To prawda, że sztuczna inteligencja jest w stanie częściowo zastąpić początkujących programistów, którzy pracują na stanowiskach juniorów. Ale bardziej doświadczone osoby nie muszą się obawiać poważnych zmian na rynku pracy, przynajmniej w perspektywie najbliższych kilku lat. Automatyzacja na pewno znacząco utrudni zadanie początkującym pracownikom, którzy nie mogą pochwalić się doświadczeniem i zaawansowanymi umiejętnościami. Już teraz są problemy z wejściem na rynek pracy, a za sprawą rozwoju AI będzie jeszcze gorzej.

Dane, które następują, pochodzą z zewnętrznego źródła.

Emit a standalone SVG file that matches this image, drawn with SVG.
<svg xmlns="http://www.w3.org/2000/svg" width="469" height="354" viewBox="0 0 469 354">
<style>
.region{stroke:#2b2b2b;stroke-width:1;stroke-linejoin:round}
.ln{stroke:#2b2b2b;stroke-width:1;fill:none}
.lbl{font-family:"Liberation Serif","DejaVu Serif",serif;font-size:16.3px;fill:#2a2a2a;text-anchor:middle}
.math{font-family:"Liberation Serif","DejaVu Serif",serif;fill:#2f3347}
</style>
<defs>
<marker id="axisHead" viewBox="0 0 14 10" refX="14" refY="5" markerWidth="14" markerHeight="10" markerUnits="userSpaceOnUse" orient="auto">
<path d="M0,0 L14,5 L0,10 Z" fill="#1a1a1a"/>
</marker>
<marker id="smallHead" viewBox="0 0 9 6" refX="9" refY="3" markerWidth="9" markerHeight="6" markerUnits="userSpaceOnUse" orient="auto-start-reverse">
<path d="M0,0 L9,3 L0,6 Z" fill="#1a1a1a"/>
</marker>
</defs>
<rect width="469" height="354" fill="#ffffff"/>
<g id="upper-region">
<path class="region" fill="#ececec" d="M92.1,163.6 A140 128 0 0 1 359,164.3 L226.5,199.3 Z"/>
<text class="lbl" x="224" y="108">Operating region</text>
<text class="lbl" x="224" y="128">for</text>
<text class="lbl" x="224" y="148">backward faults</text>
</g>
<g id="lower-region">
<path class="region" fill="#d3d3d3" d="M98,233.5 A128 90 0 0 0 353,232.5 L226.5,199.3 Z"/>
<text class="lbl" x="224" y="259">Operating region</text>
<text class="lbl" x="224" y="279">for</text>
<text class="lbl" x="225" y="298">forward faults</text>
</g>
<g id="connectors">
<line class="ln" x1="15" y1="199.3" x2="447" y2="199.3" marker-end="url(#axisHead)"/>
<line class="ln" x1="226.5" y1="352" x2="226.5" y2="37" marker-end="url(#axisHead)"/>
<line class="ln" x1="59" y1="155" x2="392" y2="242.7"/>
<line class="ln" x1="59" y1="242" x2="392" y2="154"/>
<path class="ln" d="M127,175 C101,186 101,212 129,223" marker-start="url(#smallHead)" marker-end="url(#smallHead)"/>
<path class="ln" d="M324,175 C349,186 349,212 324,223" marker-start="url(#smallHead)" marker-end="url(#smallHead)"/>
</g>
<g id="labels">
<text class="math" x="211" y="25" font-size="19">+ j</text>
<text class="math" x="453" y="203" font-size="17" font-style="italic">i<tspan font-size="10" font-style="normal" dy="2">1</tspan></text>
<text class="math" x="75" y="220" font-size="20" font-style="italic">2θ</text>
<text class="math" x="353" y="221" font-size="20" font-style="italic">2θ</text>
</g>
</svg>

Jak zostać programistą w czasach AI?

Zwykłe, kilkumiesięczne kursy lub samodzielna nauka jak na razie wystarczają do rozpoczęcia pracy jako programista, choć pracodawcy coraz chętniej wybierają osoby, które mogą pochwalić się wykształceniem technicznym lub wyższym. Największe znaczenie mają praktyczne umiejętności oraz portfolio – to właśnie ukończone projekty są najcenniejszą zaletą w procesie rekrutacji. AI dodatkowo przyspieszy tempo zmian, przez co kursy i obozy dla programistów prawdopodobnie stracą na znaczeniu w oczach rekruterów.